A Visit Back to 1001

I have to admit, there’s a part of me that wants to remove the 101 in 1001 page.  I feel like epic failure on that…*L* but I still have some time right?  Haha… I just hate seeing goals… that I worry I might not achieve.  I hate mass failure.  Hate it.  I’ve already went and deleted some things that no longer seemed important to me in any way.  I need new goals there.  But it is kind of amazing, after not looking at my goals for a while, to see that I have ticked some things off w/o even really trying.

Scalp massage?  Check!  Since I started to go to Stephanie for massages she gives super awesome ones with each massage.

I almost was doing well enough to mark off my vitamin one, only I lost the habit again in like the past 2 weeks.

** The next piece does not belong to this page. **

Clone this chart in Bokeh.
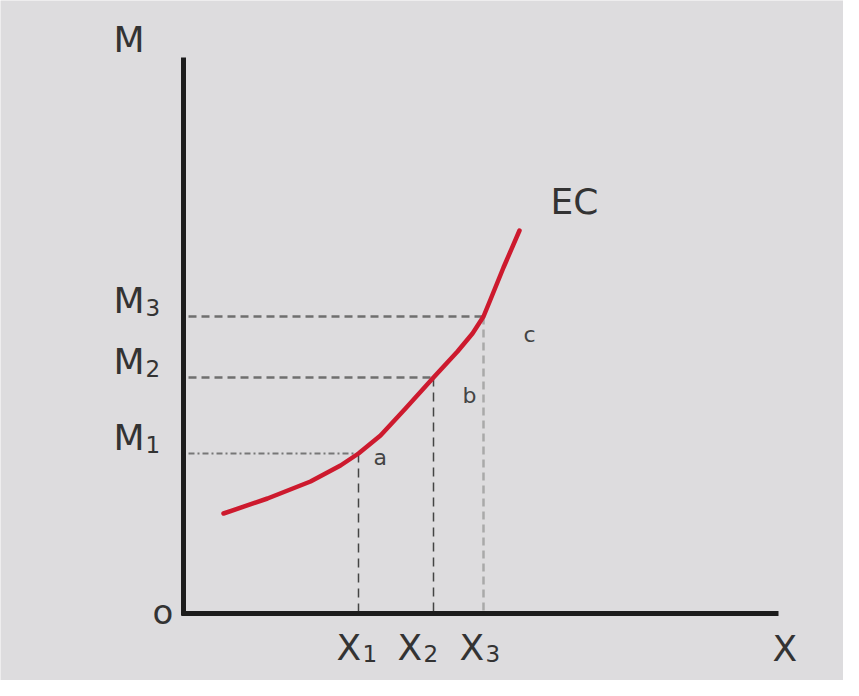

I still haven’t cut my hair except for trims.  I want it to groooooooooooooow.  I came across some pics the other day of when it was half way down my back and it made me whimper.

Slipcover for the couch?  Check!

Fully organize digital pics?  Yup pretty much finally did that.

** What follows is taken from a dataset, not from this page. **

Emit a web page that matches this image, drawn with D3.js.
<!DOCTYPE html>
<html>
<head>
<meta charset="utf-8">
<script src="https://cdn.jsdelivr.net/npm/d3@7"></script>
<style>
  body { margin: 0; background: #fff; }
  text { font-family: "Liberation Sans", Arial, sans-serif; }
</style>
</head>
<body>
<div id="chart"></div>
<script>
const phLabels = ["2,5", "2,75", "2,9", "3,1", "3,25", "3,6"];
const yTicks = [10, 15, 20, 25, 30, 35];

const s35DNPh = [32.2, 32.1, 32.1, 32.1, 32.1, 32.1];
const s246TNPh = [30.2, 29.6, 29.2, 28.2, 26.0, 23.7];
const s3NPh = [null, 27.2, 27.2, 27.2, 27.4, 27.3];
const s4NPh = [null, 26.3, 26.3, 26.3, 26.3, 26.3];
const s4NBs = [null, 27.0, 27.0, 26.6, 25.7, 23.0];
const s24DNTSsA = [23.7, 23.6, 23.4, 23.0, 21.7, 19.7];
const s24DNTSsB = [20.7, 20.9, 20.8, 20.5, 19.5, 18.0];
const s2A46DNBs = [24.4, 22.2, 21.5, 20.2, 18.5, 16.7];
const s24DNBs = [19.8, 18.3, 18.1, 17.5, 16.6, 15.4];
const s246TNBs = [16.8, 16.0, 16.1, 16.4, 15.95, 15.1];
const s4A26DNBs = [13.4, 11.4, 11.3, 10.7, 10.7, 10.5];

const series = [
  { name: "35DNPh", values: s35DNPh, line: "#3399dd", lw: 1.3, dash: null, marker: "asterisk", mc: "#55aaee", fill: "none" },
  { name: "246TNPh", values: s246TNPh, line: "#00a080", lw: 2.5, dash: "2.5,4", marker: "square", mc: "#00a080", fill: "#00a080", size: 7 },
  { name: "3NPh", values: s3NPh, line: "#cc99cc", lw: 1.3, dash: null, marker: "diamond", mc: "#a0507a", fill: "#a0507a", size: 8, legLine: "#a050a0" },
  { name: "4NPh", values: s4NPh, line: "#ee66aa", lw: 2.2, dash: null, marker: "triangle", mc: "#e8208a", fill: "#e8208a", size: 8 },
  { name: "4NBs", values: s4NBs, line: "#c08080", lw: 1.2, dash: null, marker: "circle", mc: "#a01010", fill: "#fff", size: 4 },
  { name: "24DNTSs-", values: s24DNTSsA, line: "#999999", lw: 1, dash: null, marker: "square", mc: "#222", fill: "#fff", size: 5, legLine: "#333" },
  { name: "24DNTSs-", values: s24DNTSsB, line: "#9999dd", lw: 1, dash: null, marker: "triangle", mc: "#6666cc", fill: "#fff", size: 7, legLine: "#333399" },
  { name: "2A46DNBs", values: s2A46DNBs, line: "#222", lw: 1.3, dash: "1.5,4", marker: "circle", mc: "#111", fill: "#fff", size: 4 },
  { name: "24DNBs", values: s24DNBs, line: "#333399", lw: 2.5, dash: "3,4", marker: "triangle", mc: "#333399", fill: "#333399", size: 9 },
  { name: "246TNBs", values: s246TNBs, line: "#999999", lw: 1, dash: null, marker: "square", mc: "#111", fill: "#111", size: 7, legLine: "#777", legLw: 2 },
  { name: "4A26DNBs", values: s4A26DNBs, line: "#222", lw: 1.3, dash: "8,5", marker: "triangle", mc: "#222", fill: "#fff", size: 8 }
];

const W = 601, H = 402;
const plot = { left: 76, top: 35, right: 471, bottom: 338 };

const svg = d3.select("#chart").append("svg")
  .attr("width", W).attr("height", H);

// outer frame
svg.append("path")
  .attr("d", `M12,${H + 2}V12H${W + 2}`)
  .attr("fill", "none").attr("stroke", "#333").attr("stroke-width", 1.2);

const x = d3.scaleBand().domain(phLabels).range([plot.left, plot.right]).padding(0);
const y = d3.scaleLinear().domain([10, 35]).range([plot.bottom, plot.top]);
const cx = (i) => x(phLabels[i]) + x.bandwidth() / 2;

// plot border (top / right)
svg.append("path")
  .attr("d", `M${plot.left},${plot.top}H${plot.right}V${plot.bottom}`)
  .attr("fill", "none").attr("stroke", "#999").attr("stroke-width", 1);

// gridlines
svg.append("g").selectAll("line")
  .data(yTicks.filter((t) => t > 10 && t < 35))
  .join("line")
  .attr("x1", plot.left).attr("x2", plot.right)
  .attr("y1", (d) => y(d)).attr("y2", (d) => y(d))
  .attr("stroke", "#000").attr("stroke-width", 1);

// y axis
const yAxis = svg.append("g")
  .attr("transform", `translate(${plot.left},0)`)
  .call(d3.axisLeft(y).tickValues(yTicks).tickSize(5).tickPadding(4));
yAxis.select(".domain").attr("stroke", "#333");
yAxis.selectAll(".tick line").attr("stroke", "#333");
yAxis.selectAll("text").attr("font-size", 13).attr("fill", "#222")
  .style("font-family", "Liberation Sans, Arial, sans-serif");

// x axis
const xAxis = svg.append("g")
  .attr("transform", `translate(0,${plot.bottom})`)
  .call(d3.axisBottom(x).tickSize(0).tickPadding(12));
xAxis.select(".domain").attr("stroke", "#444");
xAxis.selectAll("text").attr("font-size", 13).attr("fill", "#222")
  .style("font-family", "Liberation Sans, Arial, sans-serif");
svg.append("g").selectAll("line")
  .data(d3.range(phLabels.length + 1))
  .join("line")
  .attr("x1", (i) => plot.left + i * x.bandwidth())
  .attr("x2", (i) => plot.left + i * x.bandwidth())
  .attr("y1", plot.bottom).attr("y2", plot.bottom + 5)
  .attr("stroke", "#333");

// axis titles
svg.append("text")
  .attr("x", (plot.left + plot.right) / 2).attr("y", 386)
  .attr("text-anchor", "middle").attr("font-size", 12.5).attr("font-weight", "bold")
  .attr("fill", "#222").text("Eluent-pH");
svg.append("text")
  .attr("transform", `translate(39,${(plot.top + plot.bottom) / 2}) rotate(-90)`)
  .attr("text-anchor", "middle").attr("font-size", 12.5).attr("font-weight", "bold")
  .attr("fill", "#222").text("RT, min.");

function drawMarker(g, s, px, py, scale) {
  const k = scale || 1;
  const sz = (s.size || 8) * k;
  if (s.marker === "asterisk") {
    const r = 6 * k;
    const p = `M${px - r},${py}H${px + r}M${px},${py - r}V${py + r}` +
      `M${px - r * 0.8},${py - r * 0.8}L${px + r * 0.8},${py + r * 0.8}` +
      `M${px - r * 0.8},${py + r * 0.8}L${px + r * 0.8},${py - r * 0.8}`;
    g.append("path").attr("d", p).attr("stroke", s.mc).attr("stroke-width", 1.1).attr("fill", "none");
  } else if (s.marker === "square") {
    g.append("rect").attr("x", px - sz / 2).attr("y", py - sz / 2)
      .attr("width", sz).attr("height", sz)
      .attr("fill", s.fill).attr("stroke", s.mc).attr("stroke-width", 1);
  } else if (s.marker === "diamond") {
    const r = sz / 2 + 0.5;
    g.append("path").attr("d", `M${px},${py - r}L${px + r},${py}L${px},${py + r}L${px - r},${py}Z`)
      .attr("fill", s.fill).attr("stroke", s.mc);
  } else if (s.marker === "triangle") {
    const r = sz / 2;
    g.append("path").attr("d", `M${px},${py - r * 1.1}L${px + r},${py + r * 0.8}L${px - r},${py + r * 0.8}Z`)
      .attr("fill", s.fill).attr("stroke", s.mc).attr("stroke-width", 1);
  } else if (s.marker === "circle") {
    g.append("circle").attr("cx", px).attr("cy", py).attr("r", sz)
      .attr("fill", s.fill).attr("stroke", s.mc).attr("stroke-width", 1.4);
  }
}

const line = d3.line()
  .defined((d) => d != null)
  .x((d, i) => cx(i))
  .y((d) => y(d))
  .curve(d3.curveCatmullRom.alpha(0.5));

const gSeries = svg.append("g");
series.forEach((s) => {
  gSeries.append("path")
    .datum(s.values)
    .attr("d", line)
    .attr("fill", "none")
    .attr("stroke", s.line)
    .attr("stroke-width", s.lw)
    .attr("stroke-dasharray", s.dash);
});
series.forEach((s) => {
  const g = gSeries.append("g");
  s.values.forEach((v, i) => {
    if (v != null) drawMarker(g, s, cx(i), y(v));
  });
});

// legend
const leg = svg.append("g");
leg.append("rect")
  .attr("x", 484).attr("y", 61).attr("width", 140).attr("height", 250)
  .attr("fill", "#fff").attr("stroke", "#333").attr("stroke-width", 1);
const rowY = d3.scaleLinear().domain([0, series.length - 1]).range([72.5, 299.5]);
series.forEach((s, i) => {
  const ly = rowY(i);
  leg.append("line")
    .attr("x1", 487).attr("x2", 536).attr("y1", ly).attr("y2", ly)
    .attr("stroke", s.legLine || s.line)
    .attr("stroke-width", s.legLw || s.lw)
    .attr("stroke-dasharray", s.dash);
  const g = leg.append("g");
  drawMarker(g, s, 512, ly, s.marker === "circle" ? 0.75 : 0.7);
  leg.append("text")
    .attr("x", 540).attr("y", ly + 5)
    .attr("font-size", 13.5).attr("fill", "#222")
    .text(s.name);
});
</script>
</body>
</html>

Organize craft stuff?  Just did that last night in fact.

Earlier this summer I cleared out the underwear and bra drawers and got rid of the ones that were just…wrong lol

I have bought myself flowers 2x… in fact time #2 are out there soaking up some water right now.

As I said some things I am rethinking, some things don’t matter.  And in a way, I wouldn’t mind a bigger goal or so here and there.

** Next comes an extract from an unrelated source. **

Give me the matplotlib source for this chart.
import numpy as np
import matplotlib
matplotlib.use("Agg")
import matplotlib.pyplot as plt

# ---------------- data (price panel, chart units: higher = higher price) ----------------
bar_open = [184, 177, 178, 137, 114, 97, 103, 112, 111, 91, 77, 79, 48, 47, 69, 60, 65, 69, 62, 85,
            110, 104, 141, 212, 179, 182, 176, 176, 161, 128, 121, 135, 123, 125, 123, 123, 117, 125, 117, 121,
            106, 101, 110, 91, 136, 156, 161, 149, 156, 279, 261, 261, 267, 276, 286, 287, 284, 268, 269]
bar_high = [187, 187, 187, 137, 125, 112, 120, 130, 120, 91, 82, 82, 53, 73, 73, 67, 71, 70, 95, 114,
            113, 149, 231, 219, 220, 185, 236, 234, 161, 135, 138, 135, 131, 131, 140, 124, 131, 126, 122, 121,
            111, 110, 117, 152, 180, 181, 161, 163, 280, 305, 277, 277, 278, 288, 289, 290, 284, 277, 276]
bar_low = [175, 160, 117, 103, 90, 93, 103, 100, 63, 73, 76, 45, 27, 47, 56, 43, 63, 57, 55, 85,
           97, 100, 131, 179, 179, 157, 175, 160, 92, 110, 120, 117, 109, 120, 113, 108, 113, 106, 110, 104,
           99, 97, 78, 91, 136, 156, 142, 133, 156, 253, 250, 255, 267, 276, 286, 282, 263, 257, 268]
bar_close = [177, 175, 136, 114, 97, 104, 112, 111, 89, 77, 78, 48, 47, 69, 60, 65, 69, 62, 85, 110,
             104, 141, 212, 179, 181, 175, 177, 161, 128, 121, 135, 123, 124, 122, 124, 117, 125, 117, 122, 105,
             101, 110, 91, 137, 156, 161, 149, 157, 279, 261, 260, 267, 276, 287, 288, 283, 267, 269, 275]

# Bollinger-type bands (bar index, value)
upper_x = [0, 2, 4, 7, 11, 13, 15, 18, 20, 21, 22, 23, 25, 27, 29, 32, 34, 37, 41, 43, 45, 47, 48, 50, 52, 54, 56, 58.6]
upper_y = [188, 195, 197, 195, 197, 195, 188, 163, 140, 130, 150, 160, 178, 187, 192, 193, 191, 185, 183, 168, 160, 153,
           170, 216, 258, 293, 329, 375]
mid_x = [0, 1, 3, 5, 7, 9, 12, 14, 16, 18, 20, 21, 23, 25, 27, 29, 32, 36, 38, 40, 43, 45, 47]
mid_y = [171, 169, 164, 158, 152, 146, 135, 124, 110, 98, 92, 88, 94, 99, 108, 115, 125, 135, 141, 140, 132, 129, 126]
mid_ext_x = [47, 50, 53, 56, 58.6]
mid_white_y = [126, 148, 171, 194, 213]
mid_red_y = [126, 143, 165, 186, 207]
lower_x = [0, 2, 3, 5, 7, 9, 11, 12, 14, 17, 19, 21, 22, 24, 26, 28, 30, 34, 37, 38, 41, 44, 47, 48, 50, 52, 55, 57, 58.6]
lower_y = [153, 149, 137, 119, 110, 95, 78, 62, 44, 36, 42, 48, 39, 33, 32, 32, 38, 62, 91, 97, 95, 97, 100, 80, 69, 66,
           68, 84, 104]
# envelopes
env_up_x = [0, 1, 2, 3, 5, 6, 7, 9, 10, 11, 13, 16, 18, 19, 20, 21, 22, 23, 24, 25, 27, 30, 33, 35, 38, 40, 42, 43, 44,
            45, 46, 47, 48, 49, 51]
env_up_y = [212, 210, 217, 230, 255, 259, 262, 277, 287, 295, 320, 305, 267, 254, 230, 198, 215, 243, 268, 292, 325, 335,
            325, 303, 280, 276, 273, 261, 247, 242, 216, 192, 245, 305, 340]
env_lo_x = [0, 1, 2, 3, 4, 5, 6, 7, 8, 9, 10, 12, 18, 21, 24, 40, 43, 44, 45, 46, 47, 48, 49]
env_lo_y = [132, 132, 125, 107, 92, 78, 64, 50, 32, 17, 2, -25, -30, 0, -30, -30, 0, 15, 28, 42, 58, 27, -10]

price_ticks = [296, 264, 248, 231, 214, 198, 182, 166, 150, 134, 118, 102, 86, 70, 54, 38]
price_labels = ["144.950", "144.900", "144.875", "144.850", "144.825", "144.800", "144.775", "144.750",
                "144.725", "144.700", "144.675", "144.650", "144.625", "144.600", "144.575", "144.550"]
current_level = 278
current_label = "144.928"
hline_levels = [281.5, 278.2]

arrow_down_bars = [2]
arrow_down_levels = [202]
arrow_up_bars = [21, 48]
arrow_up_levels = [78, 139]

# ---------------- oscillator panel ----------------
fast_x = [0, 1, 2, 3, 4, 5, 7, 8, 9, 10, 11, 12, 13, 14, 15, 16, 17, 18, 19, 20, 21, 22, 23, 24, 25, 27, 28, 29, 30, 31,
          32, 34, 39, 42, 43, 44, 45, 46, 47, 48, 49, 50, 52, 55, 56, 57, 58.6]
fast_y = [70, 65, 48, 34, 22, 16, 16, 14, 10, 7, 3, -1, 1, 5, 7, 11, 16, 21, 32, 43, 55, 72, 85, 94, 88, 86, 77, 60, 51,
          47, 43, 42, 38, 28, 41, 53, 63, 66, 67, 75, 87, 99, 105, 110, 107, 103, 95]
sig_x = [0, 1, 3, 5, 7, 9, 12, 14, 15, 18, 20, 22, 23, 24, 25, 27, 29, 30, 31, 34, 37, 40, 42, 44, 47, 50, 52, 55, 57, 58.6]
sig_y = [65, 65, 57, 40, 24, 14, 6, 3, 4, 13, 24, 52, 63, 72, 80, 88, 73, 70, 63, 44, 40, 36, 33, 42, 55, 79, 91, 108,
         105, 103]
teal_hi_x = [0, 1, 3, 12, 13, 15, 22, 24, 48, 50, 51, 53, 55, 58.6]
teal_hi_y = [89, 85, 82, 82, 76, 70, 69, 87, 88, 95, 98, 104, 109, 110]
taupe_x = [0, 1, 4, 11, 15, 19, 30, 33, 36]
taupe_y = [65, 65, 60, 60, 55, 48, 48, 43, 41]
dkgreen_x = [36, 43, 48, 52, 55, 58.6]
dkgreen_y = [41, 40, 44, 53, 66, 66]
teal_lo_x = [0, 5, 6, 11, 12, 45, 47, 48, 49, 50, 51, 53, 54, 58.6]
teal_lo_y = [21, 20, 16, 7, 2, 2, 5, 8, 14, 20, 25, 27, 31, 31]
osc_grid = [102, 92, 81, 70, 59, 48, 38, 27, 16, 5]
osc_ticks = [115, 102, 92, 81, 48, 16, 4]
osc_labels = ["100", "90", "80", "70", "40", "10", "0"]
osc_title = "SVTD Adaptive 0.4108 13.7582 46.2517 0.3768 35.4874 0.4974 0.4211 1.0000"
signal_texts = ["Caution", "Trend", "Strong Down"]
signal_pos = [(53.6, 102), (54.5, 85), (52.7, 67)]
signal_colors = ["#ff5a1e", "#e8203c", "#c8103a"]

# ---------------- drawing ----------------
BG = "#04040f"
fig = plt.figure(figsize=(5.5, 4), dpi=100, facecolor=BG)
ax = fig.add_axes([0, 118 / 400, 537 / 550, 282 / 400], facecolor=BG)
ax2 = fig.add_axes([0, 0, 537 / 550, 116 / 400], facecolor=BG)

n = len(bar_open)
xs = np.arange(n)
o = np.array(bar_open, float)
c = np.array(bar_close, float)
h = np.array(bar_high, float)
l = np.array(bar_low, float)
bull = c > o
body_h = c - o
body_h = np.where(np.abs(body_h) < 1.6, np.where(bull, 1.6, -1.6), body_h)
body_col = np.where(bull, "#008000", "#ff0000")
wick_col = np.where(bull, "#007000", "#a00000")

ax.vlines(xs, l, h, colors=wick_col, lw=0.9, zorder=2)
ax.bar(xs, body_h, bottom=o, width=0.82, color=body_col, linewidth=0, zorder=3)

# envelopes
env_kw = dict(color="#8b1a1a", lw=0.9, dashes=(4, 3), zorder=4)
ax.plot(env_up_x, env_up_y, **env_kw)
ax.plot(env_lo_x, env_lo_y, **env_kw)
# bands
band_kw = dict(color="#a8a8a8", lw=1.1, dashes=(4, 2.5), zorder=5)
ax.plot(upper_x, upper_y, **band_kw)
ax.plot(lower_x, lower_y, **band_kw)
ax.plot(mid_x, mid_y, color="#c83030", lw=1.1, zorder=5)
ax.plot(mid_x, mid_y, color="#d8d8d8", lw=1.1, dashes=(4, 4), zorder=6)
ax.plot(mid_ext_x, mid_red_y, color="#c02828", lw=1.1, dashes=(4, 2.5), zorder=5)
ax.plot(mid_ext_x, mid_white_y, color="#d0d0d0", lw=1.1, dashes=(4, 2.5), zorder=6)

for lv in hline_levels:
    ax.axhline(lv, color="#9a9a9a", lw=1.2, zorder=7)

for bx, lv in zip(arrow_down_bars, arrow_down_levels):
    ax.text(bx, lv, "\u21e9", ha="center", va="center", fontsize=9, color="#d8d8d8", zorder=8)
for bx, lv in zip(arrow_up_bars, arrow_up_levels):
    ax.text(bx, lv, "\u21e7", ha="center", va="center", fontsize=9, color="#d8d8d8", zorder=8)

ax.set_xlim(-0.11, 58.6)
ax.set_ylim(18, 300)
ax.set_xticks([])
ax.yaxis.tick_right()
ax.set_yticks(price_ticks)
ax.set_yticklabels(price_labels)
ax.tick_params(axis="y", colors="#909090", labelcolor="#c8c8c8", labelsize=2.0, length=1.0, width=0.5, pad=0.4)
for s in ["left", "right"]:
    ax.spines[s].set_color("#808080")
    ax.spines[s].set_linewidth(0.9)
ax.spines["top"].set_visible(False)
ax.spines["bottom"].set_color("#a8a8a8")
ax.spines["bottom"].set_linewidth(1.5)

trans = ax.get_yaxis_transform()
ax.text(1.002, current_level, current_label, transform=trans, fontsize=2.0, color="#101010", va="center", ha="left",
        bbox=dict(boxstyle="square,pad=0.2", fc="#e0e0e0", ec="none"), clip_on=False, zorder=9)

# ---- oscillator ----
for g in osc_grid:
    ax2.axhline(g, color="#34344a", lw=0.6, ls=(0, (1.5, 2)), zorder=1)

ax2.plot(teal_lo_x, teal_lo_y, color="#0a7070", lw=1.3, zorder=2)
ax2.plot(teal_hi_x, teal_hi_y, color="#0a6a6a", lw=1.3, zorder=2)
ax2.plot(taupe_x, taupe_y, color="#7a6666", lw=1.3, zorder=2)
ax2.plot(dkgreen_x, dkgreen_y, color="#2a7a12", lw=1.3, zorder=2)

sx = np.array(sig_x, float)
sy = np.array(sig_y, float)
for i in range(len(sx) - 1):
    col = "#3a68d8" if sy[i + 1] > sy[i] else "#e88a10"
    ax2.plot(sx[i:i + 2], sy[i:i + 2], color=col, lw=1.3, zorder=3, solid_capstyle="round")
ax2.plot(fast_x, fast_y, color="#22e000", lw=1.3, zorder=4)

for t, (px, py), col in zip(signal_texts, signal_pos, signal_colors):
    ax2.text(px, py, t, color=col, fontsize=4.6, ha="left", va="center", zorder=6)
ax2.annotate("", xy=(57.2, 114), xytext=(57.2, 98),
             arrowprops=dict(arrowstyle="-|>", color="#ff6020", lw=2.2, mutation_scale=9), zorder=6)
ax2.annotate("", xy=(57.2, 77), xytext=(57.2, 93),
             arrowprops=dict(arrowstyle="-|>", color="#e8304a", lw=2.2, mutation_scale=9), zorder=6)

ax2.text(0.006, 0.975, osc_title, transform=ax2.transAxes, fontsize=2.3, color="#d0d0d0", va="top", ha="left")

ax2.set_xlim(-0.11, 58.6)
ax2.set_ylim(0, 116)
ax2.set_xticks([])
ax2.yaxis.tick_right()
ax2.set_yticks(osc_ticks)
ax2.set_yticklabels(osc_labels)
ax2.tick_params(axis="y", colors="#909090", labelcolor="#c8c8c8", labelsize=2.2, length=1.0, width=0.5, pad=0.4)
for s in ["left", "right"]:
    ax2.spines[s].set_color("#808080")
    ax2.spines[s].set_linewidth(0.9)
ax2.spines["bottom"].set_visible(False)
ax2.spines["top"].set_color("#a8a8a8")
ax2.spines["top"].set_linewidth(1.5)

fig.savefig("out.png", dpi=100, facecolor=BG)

My biggest goal, really is the one listed at the top I believe.  The size 7?  Yeah… today I had another meltdown briefly stepping on the scale thinking omg… it will be another 5lbs and another 5lbs until I weigh GINORMOUS.  *sigh*  You know, I really can blame a fair amount on things like Celexa & Paxil…. but I have to take responsibility for some of it as well.  I spent so long being a lazy ass in fears of sparking anxiety feelings.  I spent so long being a lazy ass b/c I felt like I was dying.  And then I spent so long just being a lazy ass because I am a lazy ass.  My food choices are great… although I do get some leeway to beat my husband because he brings home things he has no business bringing home and I have to slap my hand away from them.

I was going through old pics of myself the other day and absolutely want to punch myself for thinking I was fat 3 or 4 years ago.  I don’t know what I was thinking.  It’s not so much really that I want to be a size 7 again… honestly I would take my wedding weight again.  I just want to feel healthy again, look it… that is the most important thing.  The size doesn’t matter so much.